Axios first reported the White House’s decision to promote Hsiang.

As she takes on the role, USDS is in the middle of a massive expansion. Under the American Rescue Plan Act, Congress gave the office $200 million to increase its staff so it can help out more agencies.

OMB said in its 2022 budget request that USDS plans to increase its full-time employees to 271 in 2022, up from 161 this year. It said the larger number of employees will enable “USDS to quickly address technology emergencies, ensure access and equity are integrated into products and pro­cesses, and help agencies modernize their systems for long-term stability.”

A big challenge for Hsiang will be to get agencies to pay for USDS services, which they have been reluctant to do over the years.
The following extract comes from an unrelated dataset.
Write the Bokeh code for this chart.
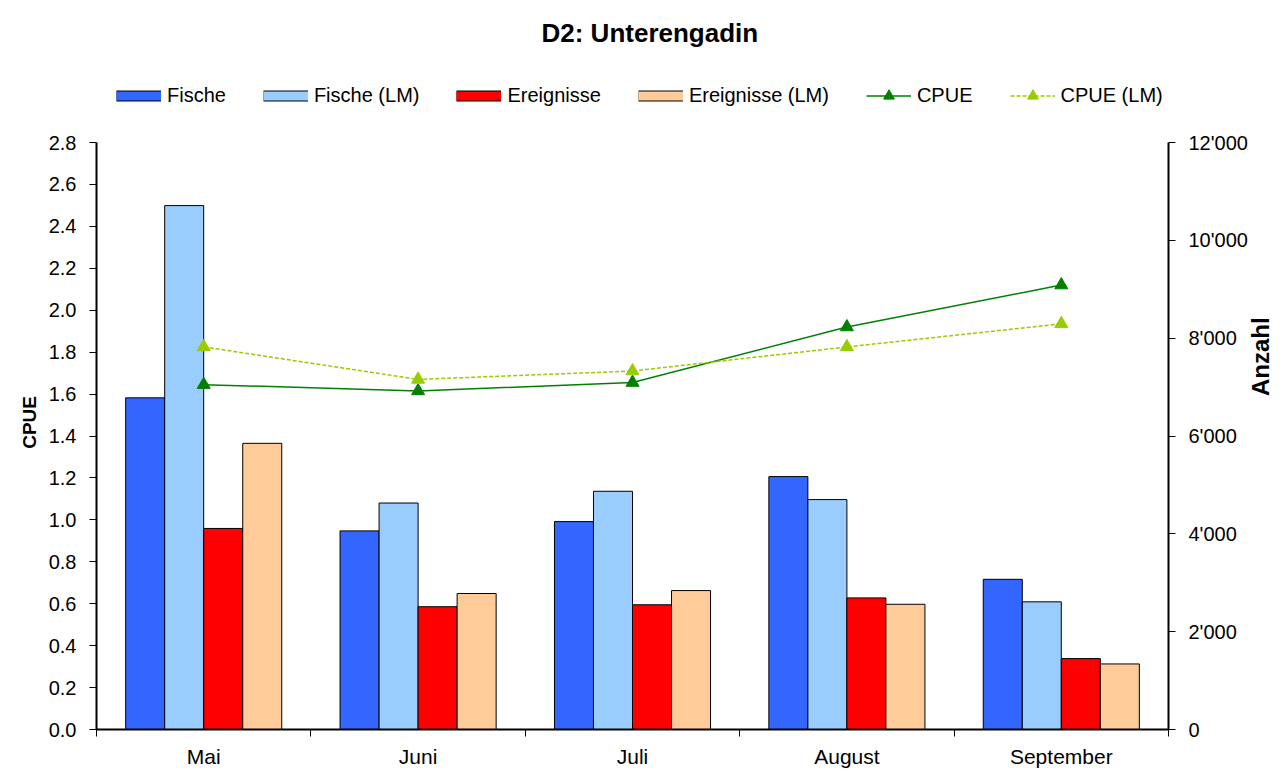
import math
import numpy as np
from bokeh.plotting import figure
from bokeh.models import (Range1d, LinearAxis, FixedTicker, Legend, LegendItem)
from bokeh.embed import file_html
from bokeh.resources import INLINE

# ---------------- data ----------------
months = ["Mai", "Juni", "Juli", "August", "September"]
fische = [6780, 4060, 4250, 5170, 3070]
fische_lm = [10710, 4630, 4870, 4700, 2610]
ereignisse = [4110, 2510, 2550, 2690, 1450]
ereignisse_lm = [5850, 2780, 2840, 2560, 1340]
cpue = [1.645, 1.615, 1.655, 1.92, 2.12]
cpue_lm = [1.825, 1.67, 1.71, 1.825, 1.935]

cpue_ticks = [0.0, 0.2, 0.4, 0.6, 0.8, 1.0, 1.2, 1.4, 1.6, 1.8, 2.0, 2.2, 2.4, 2.6, 2.8]
cpue_tick_labels = ["0.0", "0.2", "0.4", "0.6", "0.8", "1.0", "1.2", "1.4",
                    "1.6", "1.8", "2.0", "2.2", "2.4", "2.6", "2.8"]
anz_ticks = [0, 2000, 4000, 6000, 8000, 10000, 12000]
anz_tick_labels = ["0", "2'000", "4'000", "6'000", "8'000", "10'000", "12'000"]

title_text = "D2: Unterengadin"
FONT = "Liberation Sans"

# ---------------- layout (pixels) ----------------
FRAME_TOP = 62          # frame starts under the title; legend sits in its top strip
AXIS_PX = 587           # pixel height of the value axes (0 .. max)
FRAME_H = 667           # AXIS_PX + legend strip
stretch = FRAME_H / AXIS_PX

n = len(months)
centers = np.arange(n) + 0.5
bounds = np.arange(n + 1)

cmax = cpue_ticks[-1]
amax = anz_ticks[-1]

p = figure(frame_width=1072, frame_height=FRAME_H, output_backend="svg",
           toolbar_location=None,
           x_range=Range1d(0, n), y_range=Range1d(0, cmax * stretch),
           min_border_left=96, min_border_right=117, min_border_top=FRAME_TOP,
           min_border_bottom=42)
p.extra_y_ranges = {"anz": Range1d(0, amax * stretch)}
p.outline_line_color = None
p.xgrid.visible = False
p.ygrid.visible = False
p.background_fill_color = "white"
p.border_fill_color = "white"

# title
p.title.text = title_text
p.title.align = "left"
p.title.offset = 445
p.title.text_font = FONT
p.title.text_font_size = "26px"
p.title.text_font_style = "bold"
p.title.text_color = "black"
p.title.standoff = 30

# x axis: ticks at category boundaries, month names centred
xa = p.xaxis[0]
xa.ticker = FixedTicker(ticks=list(centers), minor_ticks=list(bounds))
xa.major_label_overrides = {float(c): m for c, m in zip(centers, months)}
xa.major_label_text_font = FONT
xa.major_label_text_font_size = "21px"
xa.major_label_text_color = "black"
xa.major_label_standoff = 8
xa.major_tick_out = 0
xa.major_tick_in = 0
xa.minor_tick_out = 7
xa.minor_tick_in = 0
xa.minor_tick_line_color = "black"
xa.minor_tick_line_width = 1
xa.axis_line_color = "black"
xa.axis_line_width = 2

# left axis
ya = p.yaxis[0]
ya.bounds = (0, cmax)
ya.ticker = FixedTicker(ticks=cpue_ticks, minor_ticks=[])
ya.major_label_overrides = {t: l for t, l in zip(cpue_ticks, cpue_tick_labels)}
ya.major_tick_out = 7
ya.major_tick_in = 0
ya.major_tick_line_color = "black"
ya.axis_line_color = "black"
ya.axis_line_width = 2
ya.major_label_text_font = FONT
ya.major_label_text_font_size = "20px"
ya.major_label_text_color = "black"
ya.major_label_standoff = 13
ya.axis_label = "CPUE"
ya.axis_label_text_font = FONT
ya.axis_label_text_font_size = "19px"
ya.axis_label_text_font_style = "bold"
ya.axis_label_text_color = "black"
ya.axis_label_standoff = 16
ya.axis_label_text_align = "right"
if "axis_label_orientation" in LinearAxis.properties():
    ya.axis_label_orientation = math.pi / 2

# right axis
ra = LinearAxis(y_range_name="anz", ticker=FixedTicker(ticks=anz_ticks, minor_ticks=[]))
ra.bounds = (0, amax)
ra.major_label_overrides = {t: l for t, l in zip(anz_ticks, anz_tick_labels)}
ra.major_tick_out = 7
ra.major_tick_in = 0
ra.major_tick_line_color = "black"
ra.axis_line_color = "black"
ra.axis_line_width = 2
ra.major_label_text_font = FONT
ra.major_label_text_font_size = "20px"
ra.major_label_text_color = "black"
ra.major_label_standoff = 13
ra.axis_label = "Anzahl"
ra.axis_label_text_font = FONT
ra.axis_label_text_font_size = "24px"
ra.axis_label_text_font_style = "bold"
ra.axis_label_text_color = "black"
ra.axis_label_standoff = 10
ra.axis_label_text_align = "left"
if "axis_label_orientation" in LinearAxis.properties():
    ra.axis_label_orientation = math.pi / 2
p.add_layout(ra, "right")

# bars
bw = 0.182
series = [
    (fische, "#3366FF", "Fische"),
    (fische_lm, "#99CCFF", "Fische (LM)"),
    (ereignisse, "#FF0000", "Ereignisse"),
    (ereignisse_lm, "#FFCC99", "Ereignisse (LM)"),
]
items = []
nan = [float("nan")]
for i, (vals, col, lab) in enumerate(series):
    off = (i - 1.5) * bw
    p.vbar(x=centers + off, top=vals, bottom=0, width=bw, y_range_name="anz",
           fill_color=col, line_color="black", line_width=1)
    # legend swatch only (flat bordered box); holds no data
    sw_border = p.line(x=nan, y=nan, line_color="black", line_width=11)
    sw_fill = p.line(x=nan, y=nan, line_color=col, line_width=9)
    items.append(LegendItem(label=lab, renderers=[sw_border, sw_fill]))

# lines
l1 = p.line(centers, cpue, line_color="#008000", line_width=1.5)
s1 = p.scatter(centers, cpue, marker="triangle", size=13, fill_color="#008000",
               line_color="#008000")
l2 = p.line(centers, cpue_lm, line_color="#99CC00", line_width=1.5, line_dash="4 2")
s2 = p.scatter(centers, cpue_lm, marker="triangle", size=13, fill_color="#99CC00",
               line_color="#99CC00")
items.append(LegendItem(label="CPUE", renderers=[l1, s1]))
items.append(LegendItem(label="CPUE (LM)", renderers=[l2, s2]))

legend = Legend(items=items, orientation="horizontal", location="top_left",
                margin=20, padding=14, spacing=37, glyph_width=45, glyph_height=27,
                label_standoff=6, label_text_font=FONT, label_text_font_size="20px",
                label_text_color="black", border_line_color=None,
                background_fill_alpha=0)
p.add_layout(legend, "center")

open("out.html", "w").write(file_html(p, INLINE))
OMB said in its budget request that USDS expects fewer employees, 60 compared to 63, to be reimbursable through agency fees.

The good news for Hsiang is Cutts remade USDS to be more cooperative and collaborative and less combative with agencies.

Most recently, USDS worked with agencies to fix the federal hiring process and helped run a retraining effort to get federal employees better skills around data science.

This will not be Hsiang’s first stint with USDS. She joined the organization in 2014 and helped address the challenges with the Healthcare.gov roll out. She also was the founding executive director of the digital service at the Department of Health and Human Services during the Obama administration.

She came back to government in 2021 as part of the Biden-Harris transition HHS agency review team and worked on the COVID-19 transition team.

In that role, Hsiang was a senior advisor for delivery at USDS, where she led the delivery team for the rollout of the Vaccines.gov integrated consumer experience.

Hsiang holds a bachelor’s and a Master’s degree in Electrical Engineering and Computer Science from Massachusetts Institute of Technology. She also holds an MBA from the Harvard Business School.